__YOUR TASK__.
Exclude the pictures, then repeat the remaining data exactly.

__COLLECTED MATERIAL__.

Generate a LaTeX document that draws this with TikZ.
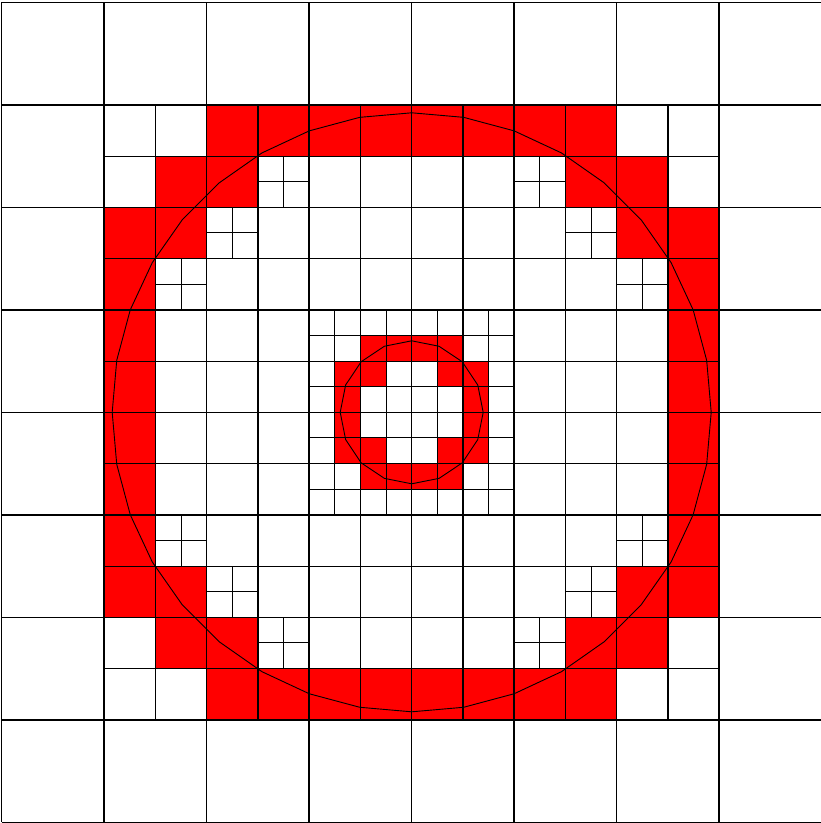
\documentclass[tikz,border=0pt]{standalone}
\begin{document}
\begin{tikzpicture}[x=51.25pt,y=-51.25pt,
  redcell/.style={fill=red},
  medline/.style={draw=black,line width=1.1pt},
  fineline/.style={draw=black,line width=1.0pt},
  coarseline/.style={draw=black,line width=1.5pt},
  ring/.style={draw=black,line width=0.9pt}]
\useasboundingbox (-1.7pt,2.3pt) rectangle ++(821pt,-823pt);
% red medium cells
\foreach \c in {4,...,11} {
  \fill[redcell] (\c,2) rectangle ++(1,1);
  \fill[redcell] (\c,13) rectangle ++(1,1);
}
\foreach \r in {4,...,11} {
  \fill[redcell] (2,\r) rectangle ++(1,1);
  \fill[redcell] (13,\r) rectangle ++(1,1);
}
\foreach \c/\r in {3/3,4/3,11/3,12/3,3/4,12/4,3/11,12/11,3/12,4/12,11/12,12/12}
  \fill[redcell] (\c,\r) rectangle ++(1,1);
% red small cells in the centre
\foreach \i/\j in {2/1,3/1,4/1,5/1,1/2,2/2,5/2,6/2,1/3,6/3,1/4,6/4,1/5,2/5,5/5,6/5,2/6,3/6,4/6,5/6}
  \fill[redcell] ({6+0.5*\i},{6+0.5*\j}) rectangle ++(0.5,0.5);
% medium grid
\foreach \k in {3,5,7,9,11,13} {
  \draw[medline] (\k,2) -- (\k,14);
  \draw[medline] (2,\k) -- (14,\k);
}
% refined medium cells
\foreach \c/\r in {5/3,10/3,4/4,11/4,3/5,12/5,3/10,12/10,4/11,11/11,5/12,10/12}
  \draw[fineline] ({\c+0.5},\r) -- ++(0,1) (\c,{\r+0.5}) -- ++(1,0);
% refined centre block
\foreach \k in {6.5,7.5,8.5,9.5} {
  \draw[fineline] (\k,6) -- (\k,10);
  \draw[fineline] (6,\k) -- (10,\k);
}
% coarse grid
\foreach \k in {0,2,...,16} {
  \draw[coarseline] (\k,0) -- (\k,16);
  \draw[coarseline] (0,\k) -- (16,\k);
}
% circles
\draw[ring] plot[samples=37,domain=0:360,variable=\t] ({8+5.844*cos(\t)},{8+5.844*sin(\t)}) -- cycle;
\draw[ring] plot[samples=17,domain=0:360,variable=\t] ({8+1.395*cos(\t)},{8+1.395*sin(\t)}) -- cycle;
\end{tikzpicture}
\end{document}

__ANSWER TO THE TASK__.
Generate a LaTeX document that draws this with TikZ.
\documentclass[tikz,border=0pt]{standalone}
\begin{document}
\begin{tikzpicture}[x=51.25pt,y=-51.25pt,
  redcell/.style={fill=red},
  medline/.style={draw=black,line width=1.1pt},
  fineline/.style={draw=black,line width=1.0pt},
  coarseline/.style={draw=black,line width=1.5pt},
  ring/.style={draw=black,line width=0.9pt}]
\useasboundingbox (-1.7pt,2.3pt) rectangle ++(821pt,-823pt);
% red medium cells
\foreach \c in {4,...,11} {
  \fill[redcell] (\c,2) rectangle ++(1,1);
  \fill[redcell] (\c,13) rectangle ++(1,1);
}
\foreach \r in {4,...,11} {
  \fill[redcell] (2,\r) rectangle ++(1,1);
  \fill[redcell] (13,\r) rectangle ++(1,1);
}
\foreach \c/\r in {3/3,4/3,11/3,12/3,3/4,12/4,3/11,12/11,3/12,4/12,11/12,12/12}
  \fill[redcell] (\c,\r) rectangle ++(1,1);
% red small cells in the centre
\foreach \i/\j in {2/1,3/1,4/1,5/1,1/2,2/2,5/2,6/2,1/3,6/3,1/4,6/4,1/5,2/5,5/5,6/5,2/6,3/6,4/6,5/6}
  \fill[redcell] ({6+0.5*\i},{6+0.5*\j}) rectangle ++(0.5,0.5);
% medium grid
\foreach \k in {3,5,7,9,11,13} {
  \draw[medline] (\k,2) -- (\k,14);
  \draw[medline] (2,\k) -- (14,\k);
}
% refined medium cells
\foreach \c/\r in {5/3,10/3,4/4,11/4,3/5,12/5,3/10,12/10,4/11,11/11,5/12,10/12}
  \draw[fineline] ({\c+0.5},\r) -- ++(0,1) (\c,{\r+0.5}) -- ++(1,0);
% refined centre block
\foreach \k in {6.5,7.5,8.5,9.5} {
  \draw[fineline] (\k,6) -- (\k,10);
  \draw[fineline] (6,\k) -- (10,\k);
}
% coarse grid
\foreach \k in {0,2,...,16} {
  \draw[coarseline] (\k,0) -- (\k,16);
  \draw[coarseline] (0,\k) -- (16,\k);
}
% circles
\draw[ring] plot[samples=37,domain=0:360,variable=\t] ({8+5.844*cos(\t)},{8+5.844*sin(\t)}) -- cycle;
\draw[ring] plot[samples=17,domain=0:360,variable=\t] ({8+1.395*cos(\t)},{8+1.395*sin(\t)}) -- cycle;
\end{tikzpicture}
\end{document}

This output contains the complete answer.